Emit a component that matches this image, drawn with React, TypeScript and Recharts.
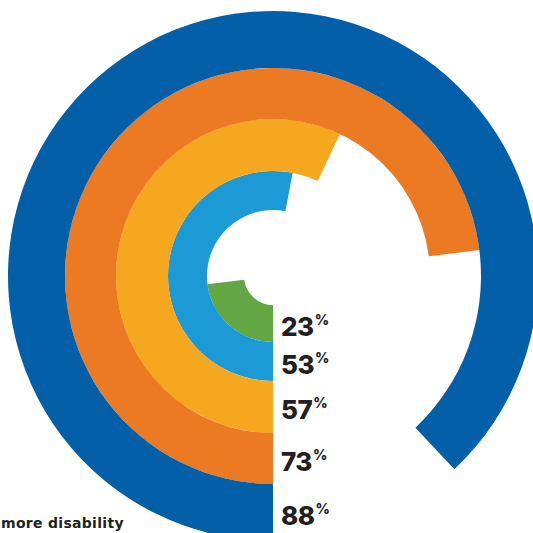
import { Cell, Pie, PieChart } from "recharts";

// share of respondents per group, innermost ring first
const values = [23, 53, 57, 73, 88];
const valueLabels = ["23", "53", "57", "73", "88"];
const footnote = "more disability";

const palette = ["#62a744", "#1b9ad6", "#f4a71f", "#ec7a23", "#035fa8"];
const rings = [
  { inner: 29, outer: 66 },
  { inner: 66, outer: 105 },
  { inner: 105, outer: 157 },
  { inner: 157, outer: 208 },
  { inner: 208, outer: 265 }
];

const CX = 273;
const CY = 276;

function renderValueLabel(props: any, text: string) {
  if (props.index !== 0) return null;
  const y = props.cy + (props.innerRadius + props.outerRadius) / 2 + 2;
  const x = props.cx + 8;
  return (
    <text x={x} y={y} dominantBaseline="central" fill="#231f20" fontFamily="Inter, sans-serif" fontWeight={800}>
      <tspan fontSize={26} letterSpacing={-0.5}>{text}</tspan>
      <tspan fontSize={14} dy={-7} dx={1}>%</tspan>
    </text>
  );
}

export default function App() {
  return (
    <div style={{ position: "absolute", left: 0, top: 0, width: 533, height: 533, overflow: "hidden", background: "#fff" }}>
      <PieChart width={533} height={533} margin={{ top: 0, right: 0, bottom: 0, left: 0 }}>
        {values.map((v, i) => (
          <Pie
            key={i}
            data={[{ name: "value", value: v }, { name: "rest", value: 100 - v }]}
            dataKey="value"
            cx={CX}
            cy={CY}
            innerRadius={rings[i].inner}
            outerRadius={rings[i].outer}
            startAngle={-90}
            endAngle={-450}
            stroke="none"
            labelLine={false}
            label={(p: any) => renderValueLabel(p, valueLabels[i])}
            isAnimationActive={false}
          >
            <Cell fill={palette[i]} />
            <Cell fill="transparent" />
          </Pie>
        ))}
      </PieChart>
      <div
        style={{
          position: "absolute",
          left: 1,
          top: 515,
          fontFamily: "'DejaVu Sans', sans-serif",
          fontWeight: 700,
          fontSize: 14,
          letterSpacing: 0.3,
          lineHeight: "16px",
          color: "#231f20",
          whiteSpace: "nowrap"
        }}
      >
        {footnote}
      </div>
    </div>
  );
}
────────────────────
WHAT TO DO
Make an exact copy of all the material, but keep the pictures out of it.

SOLUTION TO THIS EXERCISE
Emit a component that matches this image, drawn with React, TypeScript and Recharts.
import { Cell, Pie, PieChart } from "recharts";

// share of respondents per group, innermost ring first
const values = [23, 53, 57, 73, 88];
const valueLabels = ["23", "53", "57", "73", "88"];
const footnote = "more disability";

const palette = ["#62a744", "#1b9ad6", "#f4a71f", "#ec7a23", "#035fa8"];
const rings = [
  { inner: 29, outer: 66 },
  { inner: 66, outer: 105 },
  { inner: 105, outer: 157 },
  { inner: 157, outer: 208 },
  { inner: 208, outer: 265 }
];

const CX = 273;
const CY = 276;

function renderValueLabel(props: any, text: string) {
  if (props.index !== 0) return null;
  const y = props.cy + (props.innerRadius + props.outerRadius) / 2 + 2;
  const x = props.cx + 8;
  return (
    <text x={x} y={y} dominantBaseline="central" fill="#231f20" fontFamily="Inter, sans-serif" fontWeight={800}>
      <tspan fontSize={26} letterSpacing={-0.5}>{text}</tspan>
      <tspan fontSize={14} dy={-7} dx={1}>%</tspan>
    </text>
  );
}

export default function App() {
  return (
    <div style={{ position: "absolute", left: 0, top: 0, width: 533, height: 533, overflow: "hidden", background: "#fff" }}>
      <PieChart width={533} height={533} margin={{ top: 0, right: 0, bottom: 0, left: 0 }}>
        {values.map((v, i) => (
          <Pie
            key={i}
            data={[{ name: "value", value: v }, { name: "rest", value: 100 - v }]}
            dataKey="value"
            cx={CX}
            cy={CY}
            innerRadius={rings[i].inner}
            outerRadius={rings[i].outer}
            startAngle={-90}
            endAngle={-450}
            stroke="none"
            labelLine={false}
            label={(p: any) => renderValueLabel(p, valueLabels[i])}
            isAnimationActive={false}
          >
            <Cell fill={palette[i]} />
            <Cell fill="transparent" />
          </Pie>
        ))}
      </PieChart>
      <div
        style={{
          position: "absolute",
          left: 1,
          top: 515,
          fontFamily: "'DejaVu Sans', sans-serif",
          fontWeight: 700,
          fontSize: 14,
          letterSpacing: 0.3,
          lineHeight: "16px",
          color: "#231f20",
          whiteSpace: "nowrap"
        }}
      >
        {footnote}
      </div>
    </div>
  );
}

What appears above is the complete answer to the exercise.